Ma in che modo è finito? Probabilmente nel migliore dei modi possibili. Rimango con la mia attuale ditta. In un altro dipartimento della ditta si è resa necessaria l'assunzione di un giardiniere con competenze tecniche per eseguire la manutenzione di un paio di living wall che stanno dando problemi (e che stanno costando troppo) e i manager del mio dipartimento hanno proposto e appoggiato la mia candidatura, trasformando in fatti le parole "Alessio non vogliamo perderti". Un grazie sentito, perché la mia fiducia nella razza inglese se ne era andata da tempo.
Venerdì scorso, poi la ciliegina sulla torta.
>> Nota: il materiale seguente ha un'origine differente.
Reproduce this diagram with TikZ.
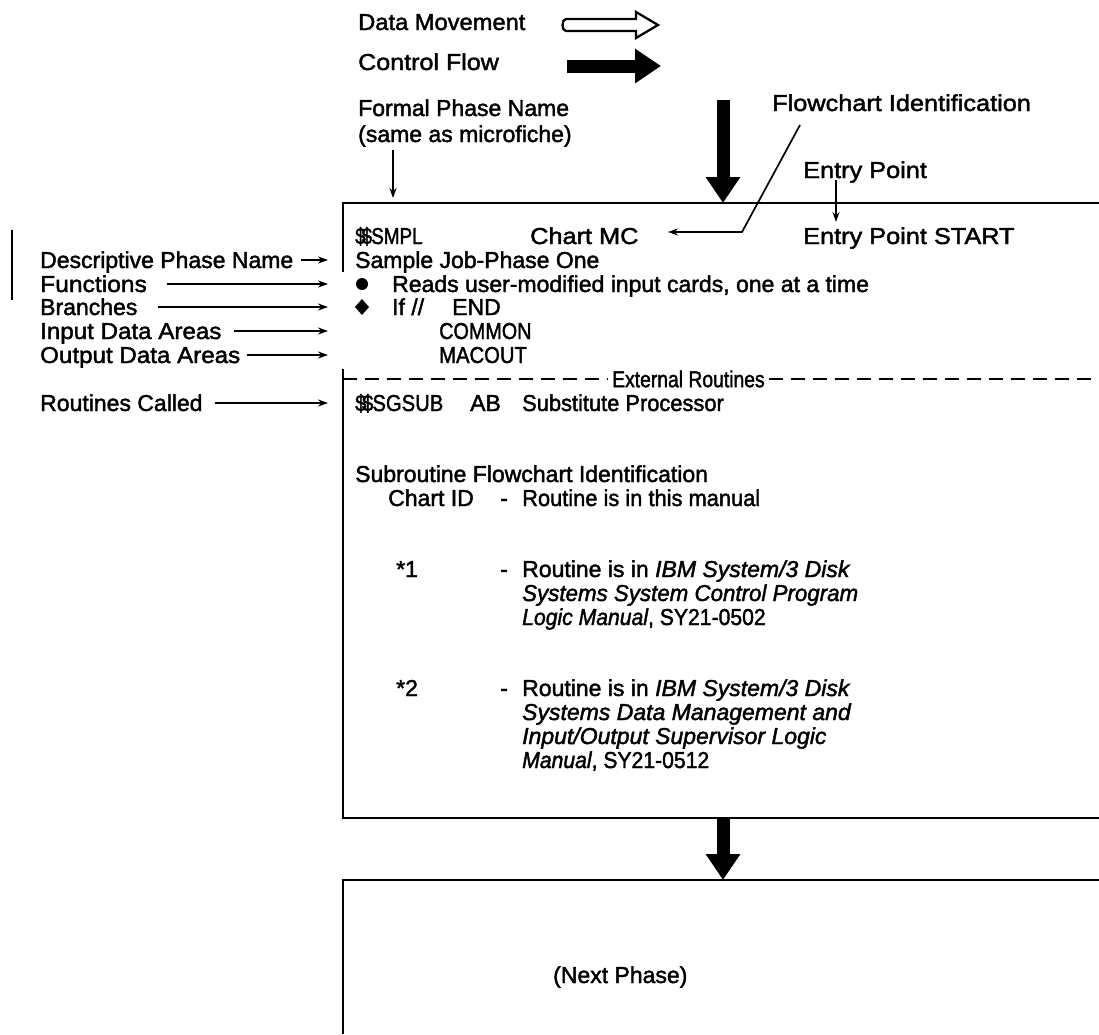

Viene fuori che per lavorare sulla piattaforma sospesa (foto a lato) da cui si fa la manutenzione del "muro vivente" (foto sopra) sono necessari due operatori. Vengo contattato dal mio direttore per un'opinione su chi affiancarmi e ovviamente faccio il nome di Igor. E' un amico, un ottimo lavoratore che usa la testa in quello che fa, quindi niente di strano. A parte il fatto che lui lavora per un'agenzia, non è un dipendente della ditta, mentre ci sono altri due dipendenti che venerdì hanno fatto il loro ultimo giorno di lavoro. Per uno dei due poco importa, dato che ha trovato un altro lavoro che comincia domani. Per il secondo, invece, si prospettano i benefit, dato che neppure ha cercato, in questi due mesi, un altro lavoro. Perché non ha avuto la possibilità, dice, dato che oggigiorno si fa tutto online e lui non ha internet a casa. Già, ma ci sono le biblioteche dove puoi usare un computer, che sono aperte fino alle 7 di sera e pure il sabato e spesso anche la domenica. Ora, per onestà avrei dovuto e avrebbe dovuto anche la ditta mettere questa persona avanti ad un "agency guy". Non fosse che il tipo in questione è il razzista che mi ha dato precedenti problemi, e che per mesi dopo che lo avevo fatto spostare in un altro team ha tentato ad ogni incontro di farmi arrabbiare con offese velate per arrivare negli ultimi giorni agli insulti espliciti, quando ormai il management non aveva più interesse né possibilità di prendere provvedimenti. Qualcuno, agli inizi della vicenda, mi disse che avrei dovuto sistemare la questione in modo chiaro. Beh, io sono una persona "straordinariamente paziente", e quando ho il tempo per mettere la pulce nell'orecchio alle persone giuste riguardo un "trouble maker" e al contempo sottolineare le buone qualità di un altro "hard worker", di sicuro ottengo la "my own way in the end". E così è stato. Grazie anche ad una buona dose di provvidenza divina, certo, ma non scordiamoci la parte di Cesare.
Mi hanno raccontato la reazione del trouble maker all'apprendere che un agency guy veniva tenuto mentre lui veniva licenziato, e devo dire che ne ho provato soddisfazione. Non perché io sia felice del male in cui è incorso, ma perché ritengo giusto che ognuno raccolga il frutto delle proprie azioni. Non che ci siano speranze che una tale persona capisca, si inasprirà soltanto nelle sue convinzioni, ma ciò che conta è che me lo sono levato dai piedi.